Ask HN: Younger/less experienced person here. Should I ask for a raise? - throwaway8155

I am a first year college student who has been programming since I was 11, and I am fairly skilled in web engineering with PHP, Python (Flask) and Ruby (on Rails) as well as web design with HTML/CSS/JS. I have been working for a year and a half for a startup company on the East Coast, doing all of the "work" except for a database API. That is to say, I have been writing the majority of the code and designing all the assets for a 2-3 KLOC app. Soon, I will be creating prototypes of an iOS app for the product.<p>Up until this point, my pay has been set at around $15 an hour. I know I am just a freshman with only a year of professional experience, but I am also aware that I have a lot of skill and contribute value on many fronts. I was wondering if you guys had any ideas about salaries for younger people who may not have been in the workforce very long. Thanks so much for your help.
======
mgse
From what I've seen at IBM/HP, interns/coops usually get paid somewhere around
$20 to $25. A bit lower if a freshman, higher if grad student. And last I
heard, the MECOP program at Oregon State sets a floor of $15 an hour for
interns and it sounds like the vast majority, if not all companies, pay more
than that.

So while not an apples to apples comparison, I'd say at $15/hour you're low
assuming no equity.
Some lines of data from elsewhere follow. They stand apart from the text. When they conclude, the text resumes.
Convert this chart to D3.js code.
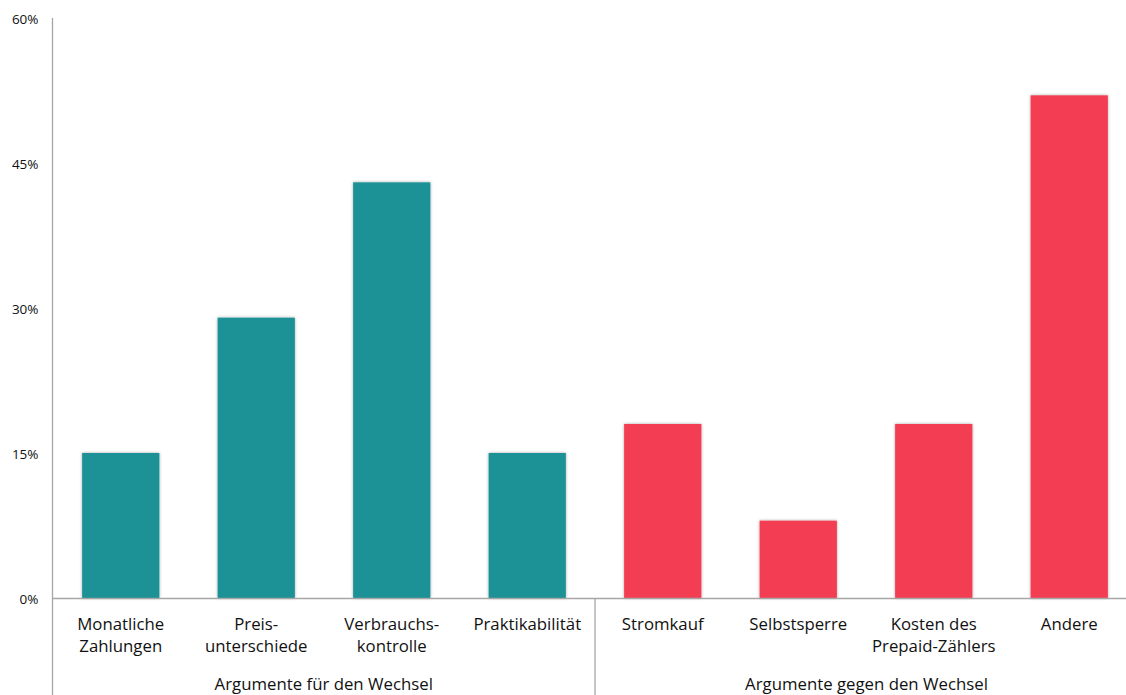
<!DOCTYPE html>
<html>
<head>
<meta charset="utf-8">
<script src="https://cdn.jsdelivr.net/npm/d3@7"></script>
<style>
  body { margin: 0; background: #fff; }
  svg { display: block; }
  text { font-family: "Open Sans", "Liberation Sans", sans-serif; fill: #111; }
</style>
</head>
<body>
<svg id="chart" width="1126" height="695"></svg>
<script>
// Gründe für und gegen den Wechsel zum Prepaid-Zähler (Anteil in %)
const categories = [
  ["Monatliche", "Zahlungen"],
  ["Preis-", "unterschiede"],
  ["Verbrauchs-", "kontrolle"],
  ["Praktikabilität"],
  ["Stromkauf"],
  ["Selbstsperre"],
  ["Kosten des", "Prepaid-Zählers"],
  ["Andere"]
];
const values = [15, 29, 43, 15, 18, 8, 18, 52];
const groups = ["Argumente für den Wechsel", "Argumente gegen den Wechsel"];
const groupOf = [0, 0, 0, 0, 1, 1, 1, 1];
const groupColors = ["#1f9196", "#f23d53"];
const yTicks = [0, 15, 30, 45, 60];

const svg = d3.select("#chart");
const axisX = 52.5, mLeft = 53, mRight = 1137, mTop = 18, mBottom = 598;

const x = d3.scaleBand()
  .domain(d3.range(categories.length))
  .range([mLeft, mRight])
  .paddingInner(0.43)
  .paddingOuter(0.215);

const y = d3.scaleLinear().domain([0, 60]).range([mBottom, mTop]);

const defs = svg.append("defs");
const f = defs.append("filter").attr("id", "shadow")
  .attr("x", "-10%").attr("y", "-10%").attr("width", "120%").attr("height", "120%");
f.append("feDropShadow").attr("dx", 0).attr("dy", 0).attr("stdDeviation", 1.6)
  .attr("flood-color", "#000").attr("flood-opacity", 0.35);

// Bars
svg.append("g").selectAll("rect")
  .data(values)
  .join("rect")
  .attr("x", (d, i) => x(i))
  .attr("width", x.bandwidth())
  .attr("y", d => y(d))
  .attr("height", d => y(0) - y(d))
  .attr("fill", (d, i) => groupColors[groupOf[i]])
  .attr("filter", "url(#shadow)");

// Y axis
const yAxis = svg.append("g").attr("transform", `translate(${axisX},0)`)
  .call(d3.axisLeft(y).tickValues(yTicks).tickSize(0).tickPadding(14).tickFormat(d => d + "%"));
yAxis.select(".domain").remove();
yAxis.selectAll("text").attr("font-size", 13.5).attr("dy", "0.4em");
svg.append("line")
  .attr("x1", axisX).attr("x2", axisX)
  .attr("y1", mTop).attr("y2", 695)
  .attr("stroke", "#a6a6a6").attr("stroke-width", 1.3);

// X axis baseline
svg.append("line")
  .attr("x1", axisX).attr("x2", mRight)
  .attr("y1", mBottom + 0.5).attr("y2", mBottom + 0.5)
  .attr("stroke", "#a6a6a6").attr("stroke-width", 1.3);

// Group separator
const sepX = (x(3) + x.bandwidth() + x(4)) / 2;
svg.append("line")
  .attr("x1", sepX).attr("x2", sepX)
  .attr("y1", mBottom).attr("y2", 695)
  .attr("stroke", "#a6a6a6").attr("stroke-width", 1.3);

// Category labels
const catG = svg.append("g");
categories.forEach((lines, i) => {
  const t = catG.append("text")
    .attr("x", x(i) + x.bandwidth() / 2)
    .attr("y", 630)
    .attr("text-anchor", "middle")
    .attr("font-size", 16.8);
  lines.forEach((ln, j) => {
    t.append("tspan")
      .attr("x", x(i) + x.bandwidth() / 2)
      .attr("dy", j === 0 ? 0 : 22)
      .text(ln);
  });
});

// Group labels
groups.forEach((g, k) => {
  const cx = k === 0 ? (axisX + sepX) / 2 : (sepX + 1126 + 12) / 2;
  svg.append("text")
    .attr("x", cx)
    .attr("y", 690)
    .attr("text-anchor", "middle")
    .attr("font-size", 16.8)
    .text(g);
});
</script>
</body>
</html>
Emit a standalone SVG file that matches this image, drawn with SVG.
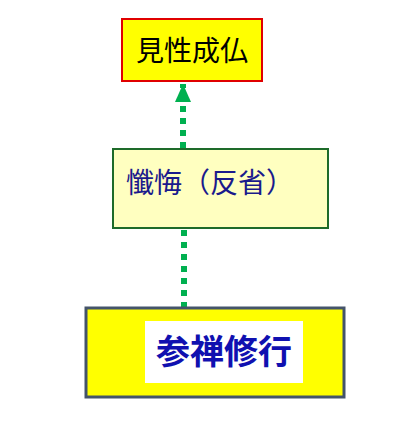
<svg xmlns="http://www.w3.org/2000/svg" width="405" height="431" viewBox="0 0 405 431">
<style>
.dot{stroke:#00B050;stroke-width:6;stroke-dasharray:6 6;fill:none}
.t{font-family:"Liberation Sans","Noto Sans CJK JP",sans-serif}
</style>
<defs>
<marker id="ah" markerUnits="userSpaceOnUse" markerWidth="20" markerHeight="16" refX="18" refY="8" orient="auto">
<path d="M0,0 L18,8 L0,16 Z" fill="#00B050"/>
</marker>
</defs>
<rect width="405" height="431" fill="#fff"/>
<g id="connectors">
<line class="dot" x1="183" y1="148" x2="183" y2="84" marker-end="url(#ah)"/>
<line class="dot" x1="184" y1="230" x2="184" y2="308"/>
</g>
<g id="n1">
<rect x="122" y="19" width="140" height="62" fill="#FFFF00" stroke="#E00000" stroke-width="2"/>
<text class="t" x="192" y="61" font-size="28" text-anchor="middle" fill="#000">見性成仏</text>
</g>
<g id="n2">
<rect x="113" y="149" width="215" height="79" fill="#FFFFC0" stroke="#1E6B2A" stroke-width="2"/>
<text class="t" x="126" y="193" font-size="28" fill="#1a1a8c">懺悔（反省）</text>
</g>
<g id="n3">
<rect x="86" y="308" width="258" height="89" fill="#FFFF00" stroke="#44546A" stroke-width="3"/>
<rect x="145" y="321" width="158" height="62" fill="#fff"/>
<text class="t" x="224" y="364" font-size="34" font-weight="bold" text-anchor="middle" fill="#1010B0">参禅修行</text>
</g>
</svg>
That said, unless you need the money to survive, I would
view the job as a springboard to your future goals.

So if you're learning a lot and enjoy what you're doing, I'd recommend
sticking around. Maybe you can make a play for some equity? On the other hand,
if you don't feel like your skills/resume are developing, consider looking for
an upgrade (pay and personal development).

On the last point, I've been out of college for almost 10 years now and I
still pick up quite a bit from my coworkers. It sounds like you're developing
on an island which is both good and bad. You learn a lot, but you also miss
out on the expertise of others. Something else to consider.

------
niteshade
Definitely go ahead and ask for a raise. You've been working for a year and
from your post, have big responsibilities. Hesitation is a bitch.